Here’s a plane with great in-flight Wi-Fi (probably better than yours)

I realize that even with all the latest technological advancements a plane with great in-flight Wi-Fi seems a bit Sci-Fi (pun intended). But it’s true. Honeywell is testing a customized Boeing 757 with satellite connectivity that would allow us to freely use Wi-Fi during flights with no restrictions.

The plane includes HoneyWell’s JetWave hardware that also offers predictive analytics for pilots, on top of an amazing Wi-Fi connection.

Most in-flight Wi-Fi uses an air-to-ground system which can offer a spotty connection between coverage areas and is not a reliable solution for international flights. The Honeywell test plane is equipped with an antenna that allows it to establish a direct connection with satellites and this system can maintain the connection even over water, so it actually works for international flights.

Honeywell’s test plane with great in-flight Wi-Fi has a satellite connection

You’re probably wondering, how fast is the in-flight Wi-Fi? According to Honeywell’s engineers, the maximum bandwidth that can be achieved onboard is 50 Mbps but in reality you’re getting about 30 Mbps. Even then, the bandwidth might shrink depending on how many people are connected and also the upload is definitely below the download speed.

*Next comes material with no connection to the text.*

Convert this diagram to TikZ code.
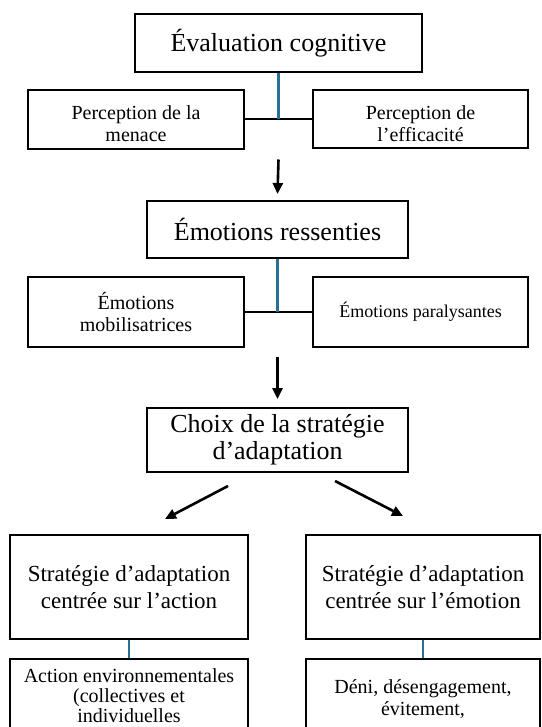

Even so, you can still use it to Skype someone or watch Netflix. And this is just the beginning. Airlines such as Lufthansa, Qatar Airways, and Singapore Airlines are already implementing this technology on some of their air crafts. Also, it seems like installing this new tech on air crafts that had older systems takes about 3 days which is certainly not too bad.

So when will get it?

Honeywell didn’t get into specifics regarding which US airlines are adopting the new technology but they did say consumers should start seeing it within 12 to 18 months.

Moreover, the satellite connection isn’t used simply to give travelers faster Wi-Fi. It’s also used by the plane’s radar to collect information from weather radar systems on other planes to detect upcoming turbulences allowing pilots to ask for weather updates from other planes or air traffic control less often.

On top of that, pilots are using it to access apps that calculate an optimized flight path using the plane’s collected data which can help lower fuel costs. Even the plane’s brake system can use Wi-Fi and become a “connected brake”. This way, aircraft maintenance staff will be announced when the brake system starts to wear down so they can replace it in time instead of having to perform manual visual inspections.